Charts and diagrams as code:

-- Start --

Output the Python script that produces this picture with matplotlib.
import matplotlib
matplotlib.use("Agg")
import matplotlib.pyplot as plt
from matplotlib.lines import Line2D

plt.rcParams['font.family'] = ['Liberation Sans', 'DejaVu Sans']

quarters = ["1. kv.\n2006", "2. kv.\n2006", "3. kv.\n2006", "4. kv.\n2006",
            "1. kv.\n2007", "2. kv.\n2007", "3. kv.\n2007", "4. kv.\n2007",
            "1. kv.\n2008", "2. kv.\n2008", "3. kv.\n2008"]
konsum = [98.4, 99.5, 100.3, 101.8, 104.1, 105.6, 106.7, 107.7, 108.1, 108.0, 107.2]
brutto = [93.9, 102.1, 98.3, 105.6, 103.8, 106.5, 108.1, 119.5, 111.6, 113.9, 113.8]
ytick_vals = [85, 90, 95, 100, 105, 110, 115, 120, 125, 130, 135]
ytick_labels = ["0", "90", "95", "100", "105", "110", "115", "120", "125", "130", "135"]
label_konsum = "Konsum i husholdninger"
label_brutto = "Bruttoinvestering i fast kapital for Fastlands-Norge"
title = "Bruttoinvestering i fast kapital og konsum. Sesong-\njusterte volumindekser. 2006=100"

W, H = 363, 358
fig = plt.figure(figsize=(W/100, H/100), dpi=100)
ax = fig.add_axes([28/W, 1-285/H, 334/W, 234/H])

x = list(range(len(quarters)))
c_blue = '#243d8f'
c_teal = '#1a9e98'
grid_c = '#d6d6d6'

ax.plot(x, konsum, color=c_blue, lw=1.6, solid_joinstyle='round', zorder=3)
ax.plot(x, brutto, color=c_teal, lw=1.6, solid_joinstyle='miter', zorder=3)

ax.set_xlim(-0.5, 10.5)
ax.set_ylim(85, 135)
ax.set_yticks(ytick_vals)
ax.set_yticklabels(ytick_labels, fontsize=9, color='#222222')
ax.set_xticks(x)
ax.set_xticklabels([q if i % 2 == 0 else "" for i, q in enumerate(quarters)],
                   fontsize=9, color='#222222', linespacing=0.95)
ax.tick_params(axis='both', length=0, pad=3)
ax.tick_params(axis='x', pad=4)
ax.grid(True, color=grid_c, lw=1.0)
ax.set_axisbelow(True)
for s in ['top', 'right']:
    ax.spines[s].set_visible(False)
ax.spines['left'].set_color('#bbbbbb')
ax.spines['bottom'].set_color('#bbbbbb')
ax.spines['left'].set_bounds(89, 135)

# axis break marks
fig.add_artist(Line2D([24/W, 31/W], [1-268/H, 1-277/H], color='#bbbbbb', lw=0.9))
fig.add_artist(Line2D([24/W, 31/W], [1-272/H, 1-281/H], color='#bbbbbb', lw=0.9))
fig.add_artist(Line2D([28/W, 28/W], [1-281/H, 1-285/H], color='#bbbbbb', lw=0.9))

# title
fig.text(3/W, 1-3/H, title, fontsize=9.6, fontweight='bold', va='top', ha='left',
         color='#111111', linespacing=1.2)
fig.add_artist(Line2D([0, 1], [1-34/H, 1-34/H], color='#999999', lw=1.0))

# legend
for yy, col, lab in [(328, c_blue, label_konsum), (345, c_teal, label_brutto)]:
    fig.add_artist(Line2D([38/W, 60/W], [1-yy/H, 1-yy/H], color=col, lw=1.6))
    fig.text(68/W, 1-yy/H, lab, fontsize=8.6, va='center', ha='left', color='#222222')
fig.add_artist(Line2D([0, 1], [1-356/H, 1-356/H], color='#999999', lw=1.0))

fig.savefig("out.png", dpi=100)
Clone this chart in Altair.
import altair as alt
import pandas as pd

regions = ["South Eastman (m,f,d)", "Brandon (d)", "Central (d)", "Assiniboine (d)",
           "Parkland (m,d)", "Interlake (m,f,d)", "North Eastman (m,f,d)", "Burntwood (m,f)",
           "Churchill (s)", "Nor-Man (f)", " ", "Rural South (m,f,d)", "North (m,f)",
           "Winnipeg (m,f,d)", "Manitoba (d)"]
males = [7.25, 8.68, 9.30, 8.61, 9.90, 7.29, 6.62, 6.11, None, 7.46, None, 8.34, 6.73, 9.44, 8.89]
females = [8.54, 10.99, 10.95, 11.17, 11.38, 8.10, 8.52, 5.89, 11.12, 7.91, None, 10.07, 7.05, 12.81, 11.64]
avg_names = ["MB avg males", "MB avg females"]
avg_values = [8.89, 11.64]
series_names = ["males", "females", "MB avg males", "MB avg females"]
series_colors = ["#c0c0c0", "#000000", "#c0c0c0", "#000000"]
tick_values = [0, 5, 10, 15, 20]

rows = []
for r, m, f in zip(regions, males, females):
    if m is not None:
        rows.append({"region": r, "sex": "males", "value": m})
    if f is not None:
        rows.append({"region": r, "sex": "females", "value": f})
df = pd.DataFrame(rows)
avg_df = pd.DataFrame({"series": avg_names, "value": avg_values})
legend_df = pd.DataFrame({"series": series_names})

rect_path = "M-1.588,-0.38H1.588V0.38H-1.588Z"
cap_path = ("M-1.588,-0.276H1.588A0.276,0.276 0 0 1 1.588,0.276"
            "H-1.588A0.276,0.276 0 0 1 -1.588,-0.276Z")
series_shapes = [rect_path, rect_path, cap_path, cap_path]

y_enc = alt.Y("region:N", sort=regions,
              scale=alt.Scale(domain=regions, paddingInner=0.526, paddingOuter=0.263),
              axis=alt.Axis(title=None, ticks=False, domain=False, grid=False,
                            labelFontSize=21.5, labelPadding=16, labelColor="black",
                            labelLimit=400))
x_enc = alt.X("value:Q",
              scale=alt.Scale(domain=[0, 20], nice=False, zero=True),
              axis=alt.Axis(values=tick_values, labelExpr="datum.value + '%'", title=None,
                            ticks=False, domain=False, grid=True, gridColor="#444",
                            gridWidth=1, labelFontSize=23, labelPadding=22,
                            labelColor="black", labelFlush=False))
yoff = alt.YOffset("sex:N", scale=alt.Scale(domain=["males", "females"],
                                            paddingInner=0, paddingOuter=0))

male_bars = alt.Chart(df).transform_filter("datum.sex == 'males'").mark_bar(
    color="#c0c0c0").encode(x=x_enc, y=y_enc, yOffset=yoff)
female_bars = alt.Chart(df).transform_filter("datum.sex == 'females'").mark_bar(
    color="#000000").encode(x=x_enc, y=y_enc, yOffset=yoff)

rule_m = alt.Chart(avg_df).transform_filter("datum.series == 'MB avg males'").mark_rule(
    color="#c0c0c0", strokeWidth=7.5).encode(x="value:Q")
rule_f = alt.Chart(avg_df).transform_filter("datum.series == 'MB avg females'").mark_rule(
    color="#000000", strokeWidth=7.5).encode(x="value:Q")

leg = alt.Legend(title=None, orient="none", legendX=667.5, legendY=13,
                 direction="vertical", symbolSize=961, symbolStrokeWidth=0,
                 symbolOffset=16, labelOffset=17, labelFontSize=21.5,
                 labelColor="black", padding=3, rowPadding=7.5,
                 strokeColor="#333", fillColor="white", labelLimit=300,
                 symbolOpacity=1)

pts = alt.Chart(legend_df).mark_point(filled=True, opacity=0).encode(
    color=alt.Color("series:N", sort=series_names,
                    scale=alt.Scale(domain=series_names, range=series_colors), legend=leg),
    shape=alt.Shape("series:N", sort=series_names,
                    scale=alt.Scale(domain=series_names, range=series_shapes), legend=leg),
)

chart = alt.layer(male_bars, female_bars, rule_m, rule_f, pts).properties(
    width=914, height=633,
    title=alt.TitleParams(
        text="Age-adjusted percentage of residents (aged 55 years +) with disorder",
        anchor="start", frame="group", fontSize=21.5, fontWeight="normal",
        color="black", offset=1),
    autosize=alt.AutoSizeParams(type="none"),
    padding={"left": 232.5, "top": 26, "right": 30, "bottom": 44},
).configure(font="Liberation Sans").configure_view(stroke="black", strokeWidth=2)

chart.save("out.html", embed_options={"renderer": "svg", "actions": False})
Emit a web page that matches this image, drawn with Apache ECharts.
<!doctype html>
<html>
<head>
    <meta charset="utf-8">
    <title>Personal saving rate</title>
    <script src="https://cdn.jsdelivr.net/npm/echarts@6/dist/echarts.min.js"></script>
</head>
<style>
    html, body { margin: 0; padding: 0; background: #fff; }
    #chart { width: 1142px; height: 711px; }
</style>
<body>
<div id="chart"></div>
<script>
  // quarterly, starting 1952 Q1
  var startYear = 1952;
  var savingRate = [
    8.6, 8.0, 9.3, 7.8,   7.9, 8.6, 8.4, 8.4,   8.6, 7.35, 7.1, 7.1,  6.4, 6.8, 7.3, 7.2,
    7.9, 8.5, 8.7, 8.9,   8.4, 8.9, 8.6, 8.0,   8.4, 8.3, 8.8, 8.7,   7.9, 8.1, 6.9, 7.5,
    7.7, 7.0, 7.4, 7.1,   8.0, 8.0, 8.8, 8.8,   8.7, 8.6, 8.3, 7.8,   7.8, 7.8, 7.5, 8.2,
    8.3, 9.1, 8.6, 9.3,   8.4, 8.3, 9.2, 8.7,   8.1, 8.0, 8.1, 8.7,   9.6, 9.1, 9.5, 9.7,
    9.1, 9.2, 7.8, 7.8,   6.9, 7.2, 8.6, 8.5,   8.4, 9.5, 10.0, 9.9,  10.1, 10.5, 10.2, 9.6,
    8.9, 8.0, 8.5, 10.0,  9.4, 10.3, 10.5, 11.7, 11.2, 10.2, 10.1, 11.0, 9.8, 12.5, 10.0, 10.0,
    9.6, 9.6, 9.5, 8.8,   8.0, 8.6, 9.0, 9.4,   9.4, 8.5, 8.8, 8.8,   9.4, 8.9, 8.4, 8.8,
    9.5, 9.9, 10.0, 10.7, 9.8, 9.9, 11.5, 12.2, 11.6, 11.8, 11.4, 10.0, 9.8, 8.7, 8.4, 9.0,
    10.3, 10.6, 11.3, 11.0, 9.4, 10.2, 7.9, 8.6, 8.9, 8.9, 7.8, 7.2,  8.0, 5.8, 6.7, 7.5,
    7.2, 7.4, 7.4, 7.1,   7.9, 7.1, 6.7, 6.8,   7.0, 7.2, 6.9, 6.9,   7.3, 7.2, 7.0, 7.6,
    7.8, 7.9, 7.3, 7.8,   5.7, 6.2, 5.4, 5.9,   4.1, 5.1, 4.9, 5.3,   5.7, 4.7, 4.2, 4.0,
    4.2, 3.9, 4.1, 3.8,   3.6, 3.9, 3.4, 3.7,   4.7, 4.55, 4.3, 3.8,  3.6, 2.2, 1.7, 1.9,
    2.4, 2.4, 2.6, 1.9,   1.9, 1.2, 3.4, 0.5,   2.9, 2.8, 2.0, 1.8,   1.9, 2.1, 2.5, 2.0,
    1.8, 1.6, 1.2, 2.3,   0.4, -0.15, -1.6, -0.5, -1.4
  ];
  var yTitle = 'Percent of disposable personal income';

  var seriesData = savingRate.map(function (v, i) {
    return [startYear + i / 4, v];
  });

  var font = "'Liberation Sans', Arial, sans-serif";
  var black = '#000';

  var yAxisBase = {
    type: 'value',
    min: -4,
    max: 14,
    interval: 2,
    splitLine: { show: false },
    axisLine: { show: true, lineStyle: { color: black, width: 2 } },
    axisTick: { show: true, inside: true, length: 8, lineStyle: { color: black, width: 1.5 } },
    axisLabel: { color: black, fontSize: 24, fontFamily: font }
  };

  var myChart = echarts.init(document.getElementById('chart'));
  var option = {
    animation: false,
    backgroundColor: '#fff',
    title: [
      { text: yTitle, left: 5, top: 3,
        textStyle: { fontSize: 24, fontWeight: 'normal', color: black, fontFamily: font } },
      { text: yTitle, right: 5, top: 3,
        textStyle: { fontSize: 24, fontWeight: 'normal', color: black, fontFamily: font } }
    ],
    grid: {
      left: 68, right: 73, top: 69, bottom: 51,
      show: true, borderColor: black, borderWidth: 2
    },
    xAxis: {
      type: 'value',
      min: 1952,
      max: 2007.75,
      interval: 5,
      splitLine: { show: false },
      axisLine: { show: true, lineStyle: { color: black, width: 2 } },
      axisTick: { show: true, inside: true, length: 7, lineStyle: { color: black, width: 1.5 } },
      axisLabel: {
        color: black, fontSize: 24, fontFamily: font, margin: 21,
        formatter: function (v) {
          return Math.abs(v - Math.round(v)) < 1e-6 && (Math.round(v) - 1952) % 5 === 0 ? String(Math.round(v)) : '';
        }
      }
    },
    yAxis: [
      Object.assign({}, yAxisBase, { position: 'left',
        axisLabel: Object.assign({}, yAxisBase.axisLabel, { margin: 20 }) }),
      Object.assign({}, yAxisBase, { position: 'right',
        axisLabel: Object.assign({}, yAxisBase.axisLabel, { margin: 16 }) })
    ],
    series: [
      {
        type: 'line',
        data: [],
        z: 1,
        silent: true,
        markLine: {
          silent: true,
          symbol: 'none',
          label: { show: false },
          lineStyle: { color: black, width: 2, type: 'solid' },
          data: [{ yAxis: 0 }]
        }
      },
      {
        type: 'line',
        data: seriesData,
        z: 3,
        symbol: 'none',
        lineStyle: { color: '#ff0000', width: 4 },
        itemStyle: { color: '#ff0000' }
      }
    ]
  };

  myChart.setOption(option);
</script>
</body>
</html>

-- End --

Starting at the first line of the records above, please copy each line exactly until you reach the line containing "plt.rcParams['font.family'] = ['Liberation". Include that line and stop there.

Answer to this exercise:
Output the Python script that produces this picture with matplotlib.
import matplotlib
matplotlib.use("Agg")
import matplotlib.pyplot as plt
from matplotlib.lines import Line2D

plt.rcParams['font.family'] = ['Liberation Sans', 'DejaVu Sans']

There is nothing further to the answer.